Investors are focusing on real assets and on several themes, he told Equities in an email. Chinese properties have been favorites for awhile, and second and third-tier companies are catching up now.

Natural gas and shale gas stocks continue to rise on the prospect of upcoming projects and the clean energy theme, Wong said. Cement producers and infrastructure plays are also rising. End

DAILY FIX

Hong Kong Blue Chips: +86, +0.4%, to 22,277, 12-10-12, Hang Seng Index

Chinese Stocks in Hong Kong: +75, +0.7%, to 10,994, 2-10-12, HSCE Index

Shanghai Stocks: +22, +1.1% to 2,084, 12-10-12, Shanghai Composite Index.

Chinese Stocks in the U.S.: +0.8, 382.4, 12-7-12, Bank of New York Mellon, ADR Index-China – closed by storm

Insight: Hong Kong opened 180 points higher but could not maintain the strong momentum. Blue chips still closed six points over the previous year-high set last Wednesday. Lagging properties continued to rise: China Evergrande (3333, HK) +3.5%. A rally in Mainland A-shares boosted insurers and brokerages: Citic Securities (6030, HK) +2.0%. KGI Research

Quotable: “The HK stock market is expected to remain bullish in the near term, as economic data due to release from China during the weekend are seen materialising hope for a ‘soft landing’ in the world’s second largest economy.
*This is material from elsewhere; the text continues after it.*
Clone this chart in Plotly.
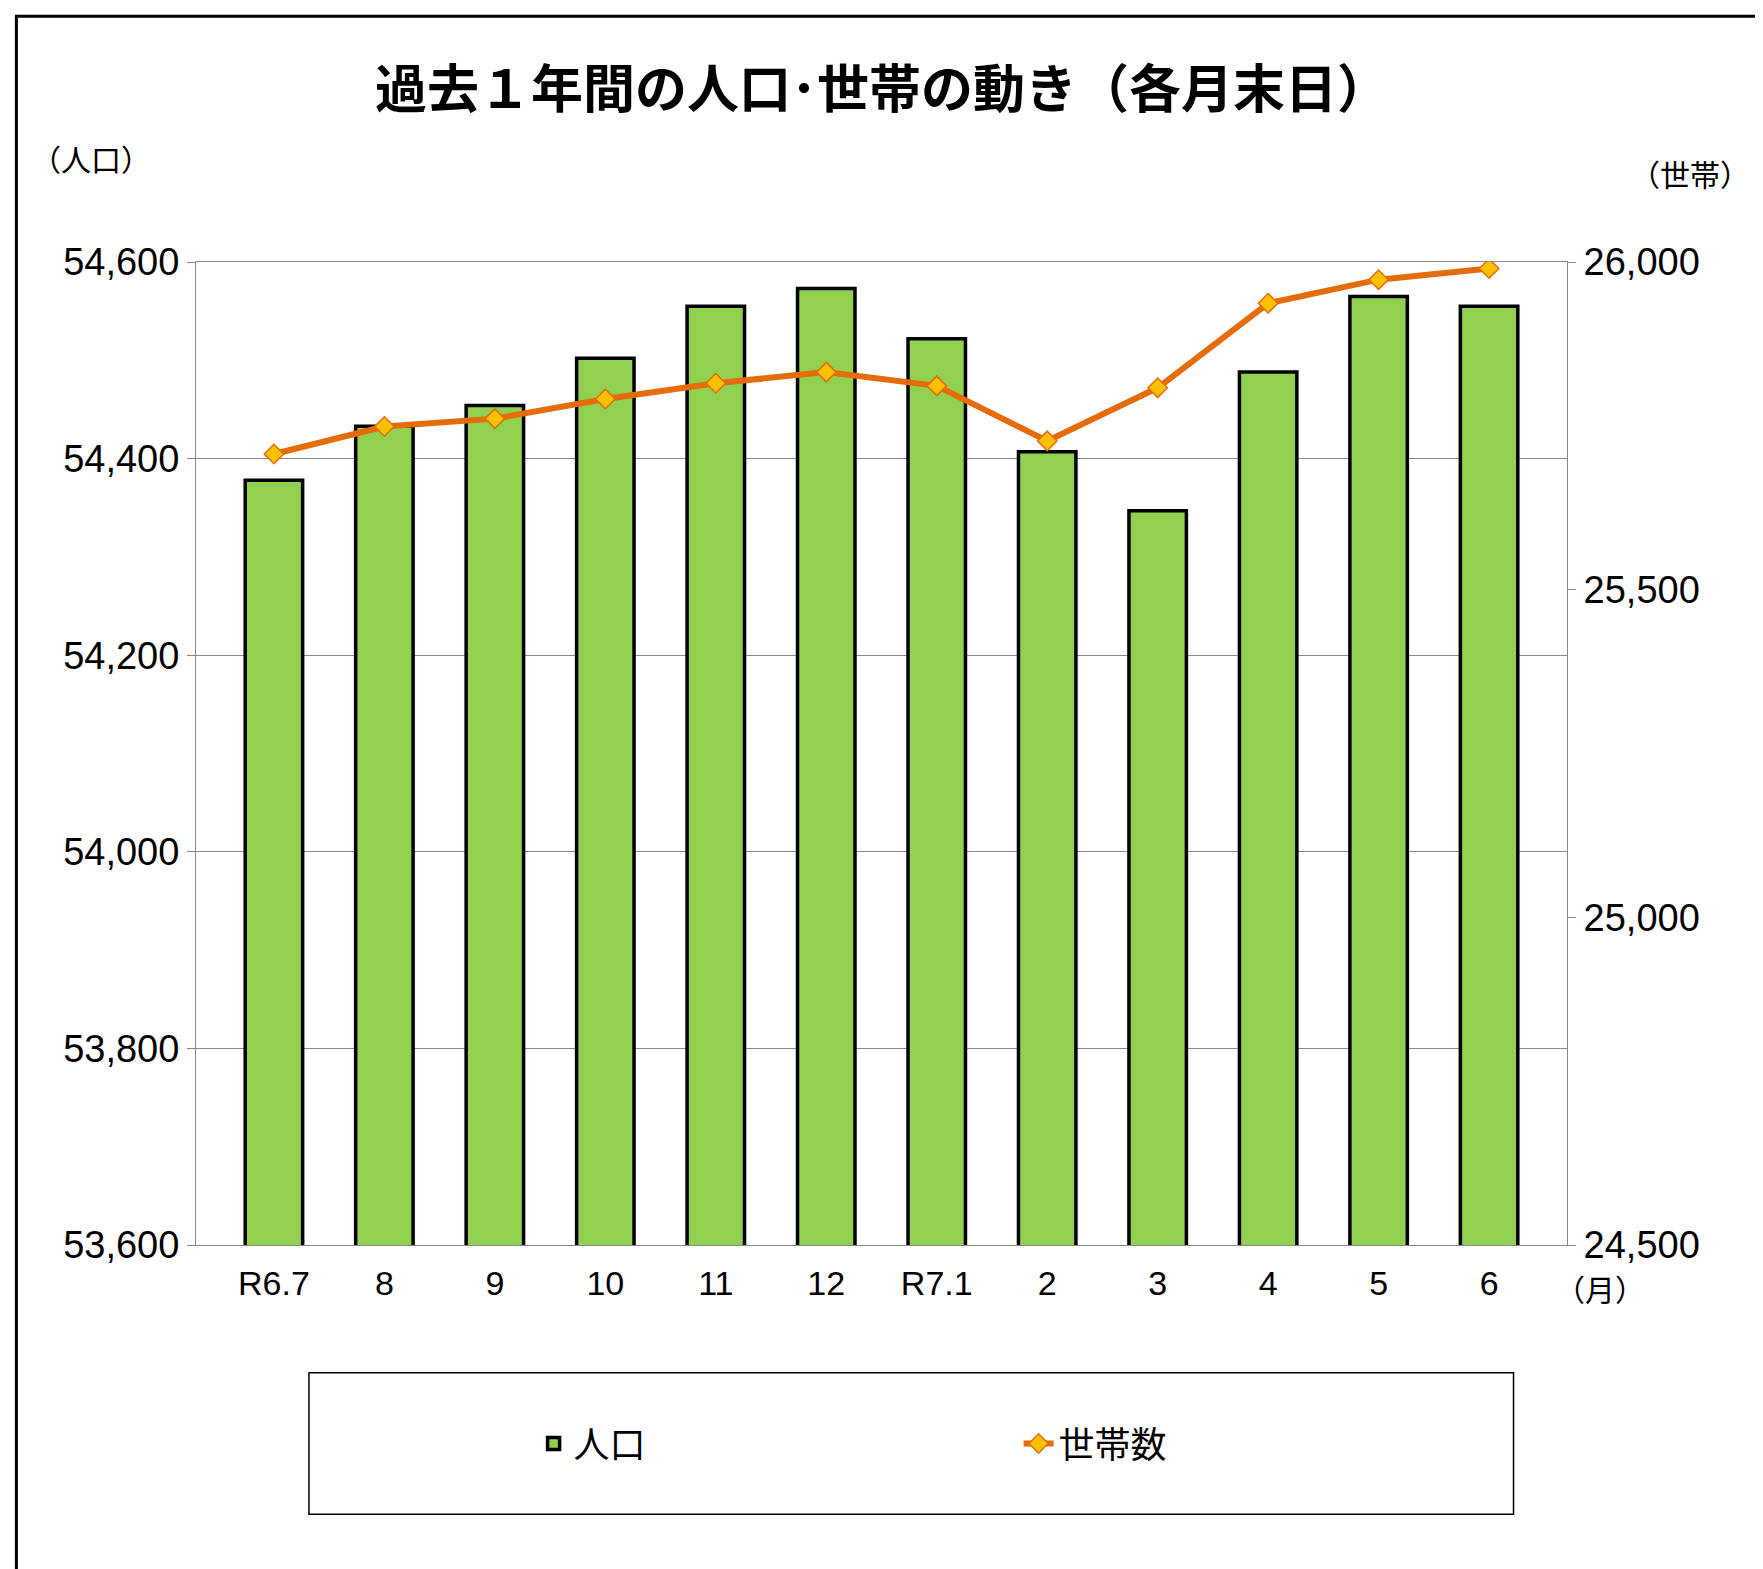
import plotly.graph_objects as go

months = ["R6.7", "8", "9", "10", "11", "12", "R7.1", "2", "3", "4", "5", "6"]
population = [54378, 54433, 54454, 54502, 54555, 54573, 54522, 54407, 54347, 54488, 54565, 54555]
households = [25707, 25749, 25761, 25791, 25815, 25832, 25811, 25727, 25808, 25937, 25973, 25990]

jp = "Noto Sans CJK JP"
num = "Liberation Sans"

fig = go.Figure()
fig.add_trace(go.Bar(
    x=months, y=population, name="人口", width=0.52,
    marker=dict(color="#92D050", line=dict(color="black", width=3.5)),
))
fig.add_trace(go.Scatter(
    x=months, y=households, name="世帯数", yaxis="y2", mode="lines+markers",
    line=dict(color="#E46C0A", width=6),
    marker=dict(symbol="diamond", size=15, color="#FFC000", line=dict(color="#E46C0A", width=1.5)),
))

fig.update_layout(
    width=1763, height=1569,
    margin=dict(l=188, r=204, t=254, b=332),
    plot_bgcolor="white", paper_bgcolor="white",
    showlegend=True,
    legend=dict(orientation="h", x=0.6, y=-0.202, xanchor="center", yanchor="middle",
                font=dict(family=jp, size=36, color="black"), entrywidth=440),
    xaxis=dict(type="category", showline=True, linecolor="#888", mirror=True,
               ticks="", tickfont=dict(family=num, size=34, color="black"), ticklabelstandoff=8),
    yaxis=dict(range=[53600, 54600], dtick=200, tickformat=",", showgrid=True, gridcolor="#888",
               gridwidth=1, showline=True, linecolor="#888", ticks="outside", ticklen=8,
               tickcolor="#888", tickfont=dict(family=num, size=38, color="black")),
    yaxis2=dict(range=[24500, 26000], dtick=500, tickformat=",", overlaying="y", side="right",
                showgrid=False, showline=True, linecolor="#888", ticks="outside", ticklen=8,
                tickcolor="#888", tickfont=dict(family=num, size=38, color="black")),
    bargap=0.48,
)

fig.add_annotation(text="<b>過去１年間の人口･世帯の動き（各月末日）</b>", xref="paper", yref="paper",
                   x=0.5, y=1.22, showarrow=False, font=dict(family=jp, size=52, color="black"))
fig.add_annotation(text="（人口）", xref="paper", yref="paper", x=-0.122, y=1.13, xanchor="left",
                   showarrow=False, font=dict(family=jp, size=30, color="black"))
fig.add_annotation(text="（世帯）", xref="paper", yref="paper", x=1.135, y=1.115, xanchor="right",
                   showarrow=False, font=dict(family=jp, size=30, color="black"))
fig.add_annotation(text="（月）", xref="paper", yref="paper", x=1.058, y=-0.068,
                   showarrow=False, font=dict(family=jp, size=30, color="black"))

fig.add_shape(type="rect", xref="paper", yref="paper", x0=0.0824, x1=0.961, y0=-0.274, y1=-0.130,
              line=dict(color="black", width=1.5))
fig.add_shape(type="rect", xref="paper", yref="paper", x0=-0.131, x1=1.142, y0=-0.332, y1=1.25,
              line=dict(color="black", width=3))

fig.write_html("out.html")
Meanwhile, investors would also keep close eyes on the upcoming two-day FOMC meeting on next Tuesday and Wednesday, as the Federal Reserve Chairman Bernanke will set out 2013 economic projections in the post-meeting policy statement.” BEA Securities. 12-07-12

Chinese Company to Watch: “CHINARES CEMENT (01313, HK) — Mainland government plans to boost economic growth through urbanization, cement and other construction material demands will increase. The Group plans to increase its cement sales by 8% in 2013 which will help to boost earnings growth.” KGI Asia. 12-10-12

Brokerages and analysts cited here have disclaimers on their websites emphasizing their statements are for information only. They do not endorse my blog, and I don’t endorse them.